### Dataset content
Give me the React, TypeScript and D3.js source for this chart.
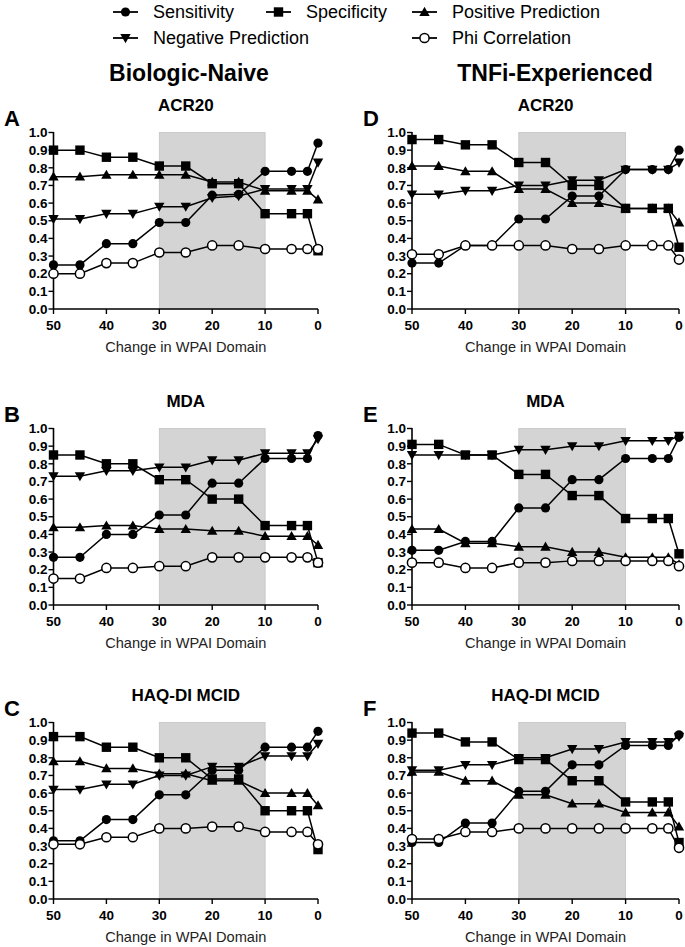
import React from "react";
import * as d3 from "d3";

const X_VALUES = [50, 45, 40, 35, 30, 25, 20, 15, 10, 5, 2, 0];
const X_TICKS = [50, 40, 30, 20, 10, 0];
const Y_TICKS = [0, 0.1, 0.2, 0.3, 0.4, 0.5, 0.6, 0.7, 0.8, 0.9, 1.0];
const SHADE = [30, 10];

const SERIES_NAMES = ["Sensitivity", "Specificity", "Positive Prediction", "Negative Prediction", "Phi Correlation"];
const SERIES_KEYS = ["sens", "spec", "ppv", "npv", "phi"];

// Panel A: Biologic-Naive, ACR20
const A_SENS = [0.25, 0.25, 0.37, 0.37, 0.49, 0.49, 0.645, 0.65, 0.78, 0.78, 0.78, 0.94];
const A_SPEC = [0.90, 0.90, 0.86, 0.86, 0.81, 0.81, 0.71, 0.71, 0.54, 0.54, 0.54, 0.33];
const A_PPV = [0.75, 0.75, 0.76, 0.76, 0.76, 0.76, 0.72, 0.72, 0.67, 0.67, 0.67, 0.62];
const A_NPV = [0.51, 0.51, 0.54, 0.54, 0.58, 0.58, 0.63, 0.64, 0.68, 0.68, 0.68, 0.83];
const A_PHI = [0.20, 0.20, 0.26, 0.26, 0.32, 0.32, 0.36, 0.36, 0.34, 0.34, 0.34, 0.34];

// Panel B: Biologic-Naive, MDA
const B_SENS = [0.27, 0.27, 0.40, 0.40, 0.51, 0.51, 0.69, 0.69, 0.83, 0.83, 0.83, 0.96];
const B_SPEC = [0.85, 0.85, 0.80, 0.80, 0.71, 0.71, 0.60, 0.60, 0.45, 0.45, 0.45, 0.24];
const B_PPV = [0.44, 0.44, 0.45, 0.45, 0.43, 0.43, 0.42, 0.42, 0.39, 0.39, 0.39, 0.34];
const B_NPV = [0.73, 0.73, 0.76, 0.76, 0.78, 0.78, 0.82, 0.82, 0.86, 0.86, 0.86, 0.94];
const B_PHI = [0.15, 0.15, 0.21, 0.21, 0.22, 0.22, 0.27, 0.27, 0.27, 0.27, 0.27, 0.24];

// Panel C: Biologic-Naive, HAQ-DI MCID
const C_SENS = [0.33, 0.33, 0.45, 0.45, 0.59, 0.59, 0.73, 0.73, 0.86, 0.86, 0.86, 0.95];
const C_SPEC = [0.92, 0.92, 0.86, 0.86, 0.80, 0.80, 0.68, 0.68, 0.50, 0.50, 0.50, 0.28];
const C_PPV = [0.78, 0.78, 0.74, 0.74, 0.71, 0.71, 0.67, 0.67, 0.60, 0.60, 0.60, 0.53];
const C_NPV = [0.62, 0.62, 0.65, 0.65, 0.70, 0.70, 0.75, 0.75, 0.81, 0.81, 0.81, 0.88];
const C_PHI = [0.31, 0.31, 0.35, 0.35, 0.40, 0.40, 0.41, 0.41, 0.38, 0.38, 0.38, 0.31];

// Panel D: TNFi-Experienced, ACR20
const D_SENS = [0.26, 0.26, 0.36, 0.36, 0.51, 0.51, 0.64, 0.64, 0.79, 0.79, 0.79, 0.90];
const D_SPEC = [0.96, 0.96, 0.93, 0.93, 0.83, 0.83, 0.70, 0.70, 0.57, 0.57, 0.57, 0.35];
const D_PPV = [0.81, 0.81, 0.78, 0.78, 0.68, 0.68, 0.60, 0.60, 0.57, 0.57, 0.57, 0.49];
const D_NPV = [0.65, 0.65, 0.67, 0.67, 0.70, 0.70, 0.73, 0.73, 0.79, 0.79, 0.79, 0.83];
const D_PHI = [0.31, 0.31, 0.36, 0.36, 0.36, 0.36, 0.34, 0.34, 0.36, 0.36, 0.36, 0.28];

// Panel E: TNFi-Experienced, MDA
const E_SENS = [0.31, 0.31, 0.36, 0.36, 0.55, 0.55, 0.71, 0.71, 0.83, 0.83, 0.83, 0.95];
const E_SPEC = [0.91, 0.91, 0.85, 0.85, 0.74, 0.74, 0.62, 0.62, 0.49, 0.49, 0.49, 0.29];
const E_PPV = [0.43, 0.43, 0.35, 0.35, 0.33, 0.33, 0.30, 0.30, 0.27, 0.27, 0.27, 0.23];
const E_NPV = [0.85, 0.85, 0.85, 0.85, 0.88, 0.88, 0.90, 0.90, 0.93, 0.93, 0.93, 0.96];
const E_PHI = [0.24, 0.24, 0.21, 0.21, 0.24, 0.24, 0.25, 0.25, 0.25, 0.25, 0.25, 0.22];

// Panel F: TNFi-Experienced, HAQ-DI MCID
const F_SENS = [0.32, 0.32, 0.43, 0.43, 0.61, 0.61, 0.76, 0.76, 0.87, 0.87, 0.87, 0.93];
const F_SPEC = [0.94, 0.94, 0.89, 0.89, 0.79, 0.79, 0.67, 0.67, 0.55, 0.55, 0.55, 0.32];
const F_PPV = [0.72, 0.72, 0.67, 0.67, 0.59, 0.59, 0.54, 0.54, 0.49, 0.49, 0.49, 0.41];
const F_NPV = [0.73, 0.73, 0.76, 0.76, 0.80, 0.80, 0.85, 0.85, 0.89, 0.89, 0.89, 0.92];
const F_PHI = [0.34, 0.34, 0.38, 0.38, 0.40, 0.40, 0.40, 0.40, 0.40, 0.40, 0.40, 0.29];

const COLUMN_TITLES = ["Biologic-Naive", "TNFi-Experienced"];
const PANEL_TITLES = ["ACR20", "MDA", "HAQ-DI MCID"];
const PANEL_LETTERS = [["A", "B", "C"], ["D", "E", "F"]];
const PANEL_DATA = [
  [[A_SENS, A_SPEC, A_PPV, A_NPV, A_PHI], [B_SENS, B_SPEC, B_PPV, B_NPV, B_PHI], [C_SENS, C_SPEC, C_PPV, C_NPV, C_PHI]],
  [[D_SENS, D_SPEC, D_PPV, D_NPV, D_PHI], [E_SENS, E_SPEC, E_PPV, E_NPV, E_PHI], [F_SENS, F_SPEC, F_PPV, F_NPV, F_PHI]],
];
const X_TITLE = "Change in WPAI Domain";

const FONT = "'Liberation Sans', Arial, Helvetica, sans-serif";

// layout
const COL_X = [[53.5, 318], [412, 679]];
const ROW_TOP = [132.5, 428.5, 722.5];
const PLOT_H = 176.5;

function Marker({ kind, x, y }: { kind: string; x: number; y: number }) {
  if (kind === "sens") return <circle cx={x} cy={y} r={4.6} fill="#000" />;
  if (kind === "phi") return <circle cx={x} cy={y} r={4.6} fill="#fff" stroke="#000" strokeWidth={1.5} />;
  if (kind === "spec") return <rect x={x - 4.7} y={y - 4.7} width={9.4} height={9.4} fill="#000" />;
  const s = 5.2;
  if (kind === "ppv") {
    return <path d={`M${x},${y - s} L${x + s},${y + s * 0.75} L${x - s},${y + s * 0.75} Z`} fill="#000" />;
  }
  return <path d={`M${x},${y + s} L${x + s},${y - s * 0.75} L${x - s},${y - s * 0.75} Z`} fill="#000" />;
}

function Panel({ col, row }: { col: number; row: number }) {
  const [x0, x1] = COL_X[col];
  const top = ROW_TOP[row];
  const bottom = top + PLOT_H;
  const x = d3.scaleLinear().domain([50, 0]).range([x0, x1]);
  const y = d3.scaleLinear().domain([0, 1]).range([bottom, top]);
  const series = PANEL_DATA[col][row];
  const line = d3.line<number>().x((_, i) => x(X_VALUES[i])).y((v) => y(v));
  const cx = (x0 + x1) / 2;
  return (
    <g>
      <text x={cx} y={top - 22} textAnchor="middle" fontFamily={FONT} fontWeight="bold" fontSize={17}>
        {PANEL_TITLES[row]}
      </text>
      <text x={col === 0 ? 4 : 363} y={top - 7} fontFamily={FONT} fontWeight="bold" fontSize={22}>
        {PANEL_LETTERS[col][row]}
      </text>
      <rect x={x(SHADE[0])} y={y(1)} width={x(SHADE[1]) - x(SHADE[0])} height={y(0) - y(1)} fill="#d4d4d4" stroke="#c4c4c4" strokeWidth={0.8} />
      {/* y axis */}
      <line x1={x0} x2={x0} y1={y(1) - 0.5} y2={bottom} stroke="#000" strokeWidth={1.6} />
      {Y_TICKS.map((t) => (
        <g key={t}>
          <line x1={x0 - 5} x2={x0} y1={y(t)} y2={y(t)} stroke="#000" strokeWidth={1.4} />
          <text x={x0 - 6} y={y(t)} dy="0.35em" textAnchor="end" fontFamily={FONT} fontWeight="bold" fontSize={13.5}>
            {t.toFixed(1)}
          </text>
        </g>
      ))}
      {/* x axis */}
      <line x1={x0} x2={x1} y1={bottom} y2={bottom} stroke="#000" strokeWidth={1.6} />
      {X_TICKS.map((t) => (
        <g key={t}>
          <line x1={x(t)} x2={x(t)} y1={bottom} y2={bottom + 5} stroke="#000" strokeWidth={1.4} />
          <text x={x(t)} y={bottom + 16} dy="0.35em" textAnchor="middle" fontFamily={FONT} fontWeight="bold" fontSize={13.5}>
            {t}
          </text>
        </g>
      ))}
      <text x={cx} y={bottom + 38} dy="0.35em" textAnchor="middle" fontFamily={FONT} fontSize={14.6} fill="#222">
        {X_TITLE}
      </text>
      {series.map((vals, si) => (
        <path key={"l" + si} d={line(vals) || ""} fill="none" stroke="#000" strokeWidth={1.5} />
      ))}
      {series.map((vals, si) =>
        vals.map((v, i) => <Marker key={si + "-" + i} kind={SERIES_KEYS[si]} x={x(X_VALUES[i])} y={y(v)} />)
      )}
    </g>
  );
}

const LEGEND_POS = [
  [113, 12],
  [266, 12],
  [412, 12],
  [113, 38],
  [412, 38],
];

export default function App() {
  return (
    <svg width={685} height={947} style={{ position: "absolute", left: 0, top: 0, background: "#fff" }}>
      <rect width={685} height={947} fill="#fff" />
      {SERIES_NAMES.map((name, i) => {
        const [lx, ly] = LEGEND_POS[i];
        return (
          <g key={name}>
            <line x1={lx} x2={lx + 25} y1={ly} y2={ly} stroke="#000" strokeWidth={1.8} />
            <Marker kind={SERIES_KEYS[i]} x={lx + 12.5} y={ly} />
            <text x={lx + 40} y={ly} dy="0.35em" fontFamily={FONT} fontSize={18}>
              {name}
            </text>
          </g>
        );
      })}
      {COLUMN_TITLES.map((t, c) => (
        <text key={t} x={c === 0 ? 189 : 555} y={73} dy="0.35em" textAnchor="middle" fontFamily={FONT} fontWeight="bold" fontSize={23}>
          {t}
        </text>
      ))}
      {[0, 1].map((c) => [0, 1, 2].map((r) => <Panel key={c + "-" + r} col={c} row={r} />))}
    </svg>
  );
}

### What to do
The lines from the start of the data through the line that contains "0.34, 0.34, 0.34];" are to be returned exactly, please, with both ends included and every picture left out.

### Task output
Give me the React, TypeScript and D3.js source for this chart.
import React from "react";
import * as d3 from "d3";

const X_VALUES = [50, 45, 40, 35, 30, 25, 20, 15, 10, 5, 2, 0];
const X_TICKS = [50, 40, 30, 20, 10, 0];
const Y_TICKS = [0, 0.1, 0.2, 0.3, 0.4, 0.5, 0.6, 0.7, 0.8, 0.9, 1.0];
const SHADE = [30, 10];

const SERIES_NAMES = ["Sensitivity", "Specificity", "Positive Prediction", "Negative Prediction", "Phi Correlation"];
const SERIES_KEYS = ["sens", "spec", "ppv", "npv", "phi"];

// Panel A: Biologic-Naive, ACR20
const A_SENS = [0.25, 0.25, 0.37, 0.37, 0.49, 0.49, 0.645, 0.65, 0.78, 0.78, 0.78, 0.94];
const A_SPEC = [0.90, 0.90, 0.86, 0.86, 0.81, 0.81, 0.71, 0.71, 0.54, 0.54, 0.54, 0.33];
const A_PPV = [0.75, 0.75, 0.76, 0.76, 0.76, 0.76, 0.72, 0.72, 0.67, 0.67, 0.67, 0.62];
const A_NPV = [0.51, 0.51, 0.54, 0.54, 0.58, 0.58, 0.63, 0.64, 0.68, 0.68, 0.68, 0.83];
const A_PHI = [0.20, 0.20, 0.26, 0.26, 0.32, 0.32, 0.36, 0.36, 0.34, 0.34, 0.34, 0.34];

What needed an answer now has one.